= District of Ireland (SSPX) =

Region of Society of Saint Pius X

The Society of Saint Pius X (Fraternitas Sacerdotalis Sancti Pii X; also known as the SSPX or the FSSPX) is an international priestly fraternity founded in 1970 by the French Roman Catholic Archbishop Marcel Lefebvre.

==History==

Archbishop Lefebvre first visited Ireland in 1961 for the Patrician Congress in his capacity as head of the West African hierarchy, this was for when he was Archbishop of Dakar and Apostolic delegate for French Speaking Africa. He visited again in 1964 for a celebration in Rockwell College. Both of these were before the Second Vatican Council. His next visit to Ireland was at the invitation of the College Theological Society at Trinity College Dublin in 1978. This was after his decision to ordain some seminarians in the summer of 1976. On that occasion the Archbishop told the people who came to hear him that the Irish were, in his opinion, traditionalists at heart and if they knew what he really believed they would be more receptive. He also claimed that he did not oppose Pope Paul VI. He was accompanied on that occasion by Rev. Richard Williamson one of his English speaking priests.
By the late 1970s and early 1980s there was a group of Catholics in Ireland that desired to attend Tridentine Mass. There was no resident priest and people hosted priests that came from England to offer Mass on a monthly basis. In 1980 Lefebvre visited again and spoke on 8 May in Liberty Hall and held a press conference on the same day. On the following day he offered Mass in the Central Hotel for about 150 people.

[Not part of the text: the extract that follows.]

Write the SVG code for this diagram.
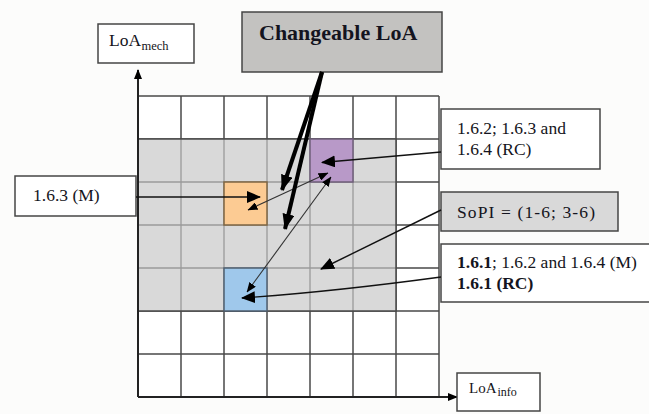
<svg xmlns="http://www.w3.org/2000/svg" width="649" height="414" viewBox="0 0 649 414">
<style>
text{font-family:'Liberation Serif','Times New Roman','DejaVu Serif',serif;fill:#141420}
.t{font-size:17.5px}
.ti{font-size:15px}
.sub{font-size:12.5px}
.subi{font-size:12px}
.big{font-size:22px;font-weight:bold}
.b{font-weight:bold}
.box{fill:#fff;stroke:#454545;stroke-width:1.5}
.gd{stroke:#4a4a4a;stroke-width:1.5;fill:none}
.gl{stroke:#9a9a9a;stroke-width:1.3;fill:none}
.med{stroke:#111;stroke-width:1.4;fill:none}
.thin{stroke:#333;stroke-width:1.1;fill:none}
.thick{stroke:#000;stroke-width:4;fill:none}
.axis{stroke:#222;stroke-width:2;fill:none}
</style>
<defs>
<marker id="am" markerUnits="userSpaceOnUse" markerWidth="14" markerHeight="12" refX="13" refY="6" orient="auto-start-reverse"><path d="M0,0 L14,6 L0,12 Z" fill="#000"/></marker>
<marker id="at" markerUnits="userSpaceOnUse" markerWidth="10" markerHeight="8" refX="9.5" refY="4" orient="auto-start-reverse"><path d="M0,0 L10,4 L0,8 Z" fill="#000"/></marker>
<marker id="ak" markerUnits="userSpaceOnUse" markerWidth="16" markerHeight="12" refX="15" refY="6" orient="auto"><path d="M0,0 L16,6 L0,12 Z" fill="#000"/></marker>
<marker id="aa" markerUnits="userSpaceOnUse" markerWidth="10" markerHeight="8" refX="9" refY="4" orient="auto"><path d="M0,0 L10,4 L0,8 Z" fill="#000"/></marker>
</defs>
<rect width="649" height="414" fill="#fcfcfb"/>
<g id="grid">
<rect x="138" y="96" width="301" height="301" fill="#fff"/>
<path class="gd" d="M181,96V397M224,96V397M267,96V397M310,96V397M353,96V397M396,96V397M439,96V397M138,96H439M138,139H439M138,182H439M138,225H439M138,268H439M138,311H439M138,354H439M138,397H439"/>
</g>
<g id="sopi-region">
<rect x="138" y="139" width="258" height="172" fill="#d9d9d9"/>
<path class="gl" d="M181,139V311M224,139V311M267,139V311M310,139V311M353,139V311M138,182H396M138,225H396M138,268H396"/>
<path class="gd" d="M138,139H396V311H138"/>
</g>
<g id="cell-orange"><rect x="224" y="182" width="43" height="43" fill="#fccb93" stroke="#7d6543" stroke-width="1.5"/></g>
<g id="cell-blue"><rect x="224" y="268" width="43" height="43" fill="#9fc8eb" stroke="#4f5f70" stroke-width="1.5"/></g>
<g id="cell-purple"><rect x="310" y="139" width="43" height="43" fill="#b899c8" stroke="#6f5f7a" stroke-width="1.5"/></g>
<g id="axes">
<path class="axis" d="M138,397V70" marker-end="url(#aa)"/>
<path class="axis" d="M138,397H457" marker-end="url(#aa)"/>
</g>
<g id="label-loamech">
<rect class="box" x="98" y="24" width="96" height="39"/>
<text class="t" x="109" y="46">LoA</text><text class="sub" x="141.5" y="49.5">mech</text>
</g>
<g id="label-loainfo">
<rect class="box" x="457" y="373" width="83" height="38"/>
<text class="ti" x="469" y="393">LoA</text><text class="subi" x="497.5" y="396">info</text>
</g>
<g id="label-changeable">
<rect x="242" y="12" width="200" height="60" fill="#c3c2c0" stroke="#454545" stroke-width="1.5"/>
<text class="big" x="259" y="40">Changeable LoA</text>
</g>
<g id="label-rc">
<rect class="box" x="441" y="109" width="159" height="60"/>
<text class="t" x="457" y="134">1.6.2; 1.6.3 and</text>
<text class="t" x="457" y="155">1.6.4 (RC)</text>
</g>
<g id="label-sopi">
<rect x="441" y="192" width="177" height="39" fill="#d9d9d9" stroke="#454545" stroke-width="1.5"/>
<text class="t" x="457" y="218" textLength="138">SoPI = (1-6; 3-6)</text>
</g>
<g id="label-m">
<rect class="box" x="441" y="244" width="215" height="58"/>
<text class="t" x="457" y="268"><tspan class="b">1.6.1</tspan>; 1.6.2 and 1.6.4 (M)</text>
<text class="t b" x="457" y="289">1.6.1 (RC)</text>
</g>
<g id="label-163m">
<rect class="box" x="15" y="176" width="121" height="40"/>
<text class="t" x="33" y="201">1.6.3 (M)</text>
</g>
<g id="connectors">
<path class="med" d="M136,197H260" marker-end="url(#am)"/>
<path class="med" d="M441,152L322,162.5" marker-end="url(#am)"/>
<path class="med" d="M441,210L321,269" marker-end="url(#am)"/>
<path class="med" d="M441,277Q330,292 242,298" marker-end="url(#am)"/>
<path class="thin" d="M248,210L328,173" marker-start="url(#at)" marker-end="url(#at)"/>
<path class="thin" d="M247,292L331,177" marker-start="url(#at)" marker-end="url(#at)"/>
<path class="thick" d="M322,72L282,190" marker-end="url(#ak)"/>
<path class="thick" d="M322,72L285,229" marker-end="url(#ak)"/>
</g>
</svg>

In 1982 a priest was assigned to Ireland on a full-time basis and it was necessary to purchase a suitable residence. This was done despite the small size of a congregation at the time. With a full-time priest resident in Ireland and regular services the size of the congregation more than doubled to over 500 and it was necessary to purchase a church. It wasn't until the summer of 1985 that the faithful of the Society of St Pius X had a permanent church of their own in Ireland. The first Mass in the newly acquired church was offered by Fr. John Emerson on 11 August that year with over 250 faithful in attendance. The church was dedicated by Archbishop Lefebvre in front of a congregation of 500 on 29 September. In the same year two men from Ireland entered the seminary in Écône. At this time the priest resident in Dublin also traveled to offer Masses in Newry and Belfast.